Reproducible Research: Peer Assessment 2 This project involves exploring the U.S. National Oceanic and Atmospheric Administration’s (NOAA) storm database. This database tracks characteristics of major storms and weather events in the United States, including when and where they occur, as well as estimates of any fatalities, injuries, and property damage.

Data Processing

library("ggplot2")
## Warning: package 'ggplot2' was built under R version 3.2.3
library("plyr")
## Warning: package 'plyr' was built under R version 3.2.3
library("reshape2")
## Warning: package 'reshape2' was built under R version 3.2.3
library("scales")
## Warning: package 'scales' was built under R version 3.2.3
mydata <- read.csv(bzfile("repdata_data_StormData.csv.bz2"),stringsAsFactors=F)
Stormdata<- subset(mydata,select=c(EVTYPE, FATALITIES,INJURIES,PROPDMG,PROPDMGEXP,CROPDMG,CROPDMGEXP))
Fatality <- aggregate(FATALITIES ~ EVTYPE, data=Stormdata, sum, na.rm=TRUE)
Injury <- aggregate(INJURIES ~ EVTYPE, data=Stormdata, sum, na.rm=TRUE)
attach(Fatality)
FatalitiesSort<-Fatality[order(-FATALITIES), ]
attach(Injury)
## The following object is masked from Fatality:
## 
##     EVTYPE
InjuriesSort<-Injury[order(-INJURIES), ]
Stormdata$PROPDMGEXP <- as.character(Stormdata$PROPDMGEXP)
Stormdata$PROPDMGEXP = gsub("\\-|\\+|\\?","0",Stormdata$PROPDMGEXP)
Stormdata$PROPDMGEXP = gsub("B|b", "1000000000", Stormdata$PROPDMGEXP)
Stormdata$PROPDMGEXP = gsub("M|m", "1000000", Stormdata$PROPDMGEXP)
Stormdata$PROPDMGEXP = gsub("K|k", "1000", Stormdata$PROPDMGEXP)
Stormdata$PROPDMGEXP = gsub("H|h", "100", Stormdata$PROPDMGEXP)
Stormdata$PROPDMGEXP <- as.numeric(Stormdata$PROPDMGEXP)
Stormdata$PROPDMGEXP[is.na(Stormdata$PROPDMGEXP)] = 1
Stormdata$PROPDMG_full<- Stormdata$PROPDMG * Stormdata$PROPDMGEXP
PropDamage<- aggregate(PROPDMG_full ~ EVTYPE, data=Stormdata, sum)
PropDamageSort<- PropDamage[order(-PropDamage$PROPDMG_full),]
Stormdata$CROPDMGEXP  <- as.character(Stormdata$CROPDMGEXP )
Stormdata$CROPDMGEXP  = gsub("\\-|\\+|\\?","0",Stormdata$CROPDMGEXP )
Stormdata$CROPDMGEXP  = gsub("B|b", "1000000000", Stormdata$CROPDMGEXP )
Stormdata$CROPDMGEXP  = gsub("M|m", "1000000", Stormdata$CROPDMGEXP )
Stormdata$CROPDMGEXP  = gsub("K|k", "1000", Stormdata$CROPDMGEXP )
Stormdata$CROPDMGEXP  = gsub("H|h", "100", Stormdata$CROPDMGEXP )
Stormdata$CROPDMGEXP  <- as.numeric(Stormdata$CROPDMGEXP )
Stormdata$CROPDMGEXP [is.na(Stormdata$CROPDMGEXP )] = 1
Stormdata$CROPDMG_full<- Stormdata$CROPDMG * Stormdata$CROPDMGEXP

Results

Question 1: Across the United States, which types of events (as indicated in the EVTYPE variable) are most harmful with respect to population health?

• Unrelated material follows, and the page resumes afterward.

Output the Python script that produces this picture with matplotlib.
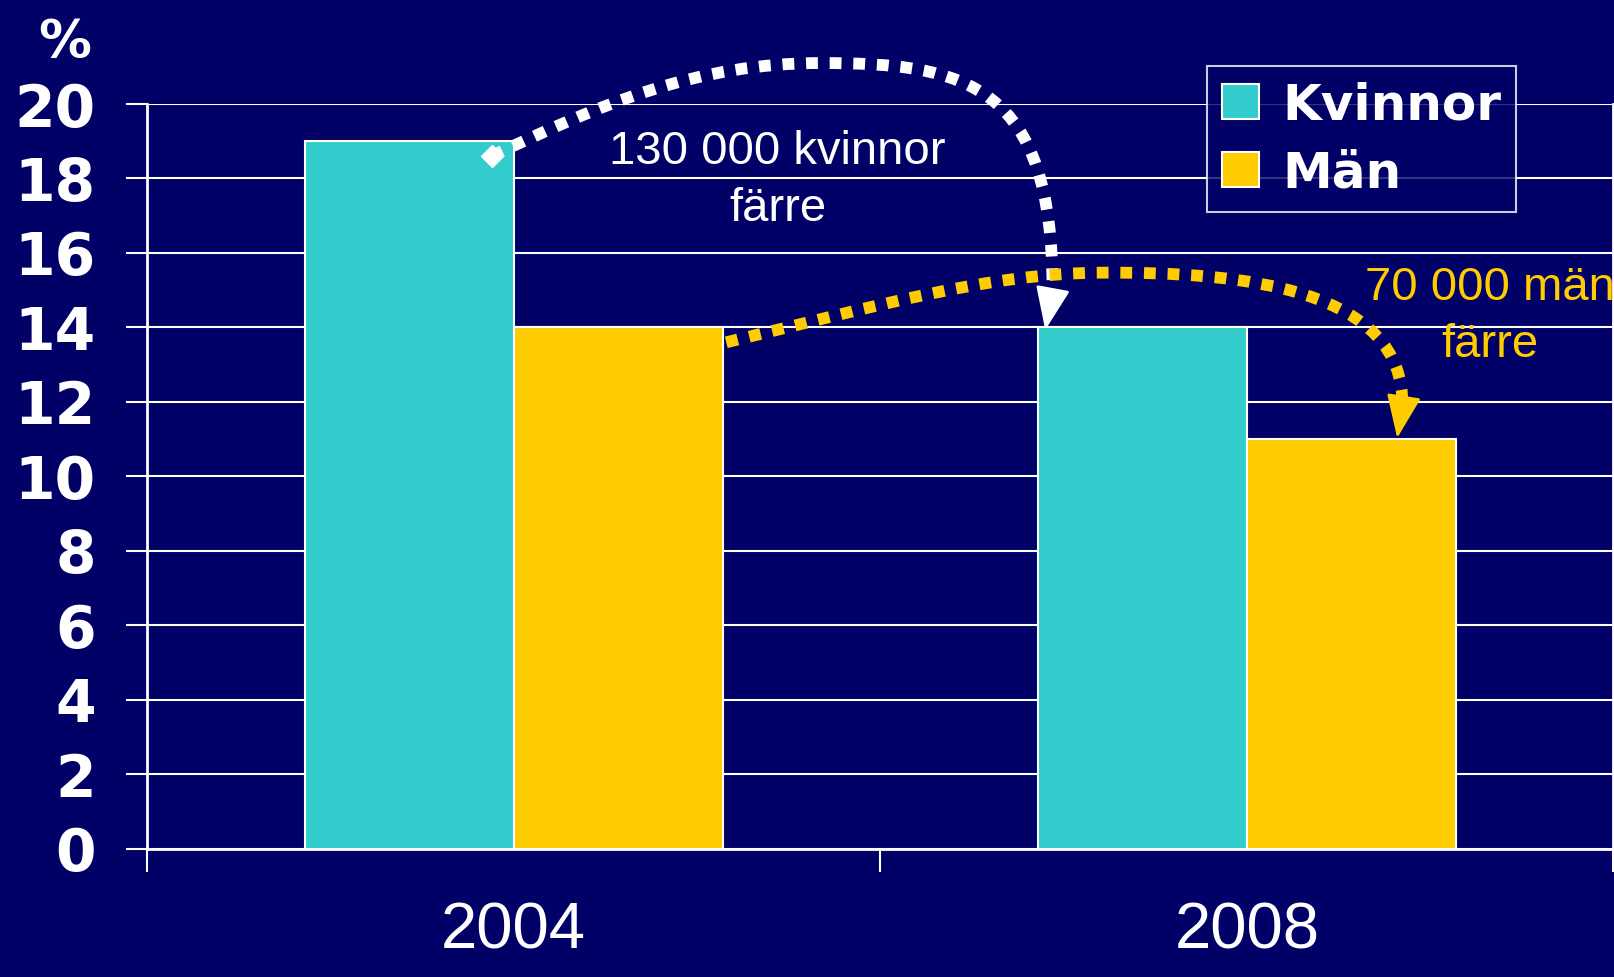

CropDamage <- aggregate(CROPDMG_full ~ EVTYPE, data=Stormdata, sum)
CropDamageSort<- CropDamage[order(-CropDamage$CROPDMG_full),]

FatalitiesGraph<-ggplot(FatalitiesSort[1:5,], aes(x =EVTYPE,y=FATALITIES)) + geom_bar(stat="identity") + theme_bw() + scale_fill_gradient2(low = "blue", high = "red") + coord_flip() + labs(title="Top Fatalities by Events", x = "Weather Event Type", y = "Number of Fatalities")

FatalitiesGraph

Question 2: Across the United States, which types of events have the greatest economic consequences?

PropDmgGraph<-ggplot(PropDamageSort[1:5,], aes(x =EVTYPE,y=PROPDMG_full)) + geom_bar(stat="identity") + theme_bw() + scale_fill_gradient2(low = "blue", high = "red") + labs(title="Top Property Damage by Events", x = "Weather Event Type", y = "Damage") 
CropDmgGraph<-ggplot(CropDamageSort[1:5,], aes(x = EVTYPE, y=CROPDMG_full)) + geom_bar(stat="identity") + theme_bw() + scale_fill_gradient2(low = "blue", high = "red") + labs(title="Top Crop Damage by Events", x = "Weather Event Type", y = "Damage")
PropDmgGraph <- PropDmgGraph + coord_flip()
CropDmgGraph <- CropDmgGraph + coord_flip()
PropDmgGraph

CropDmgGraph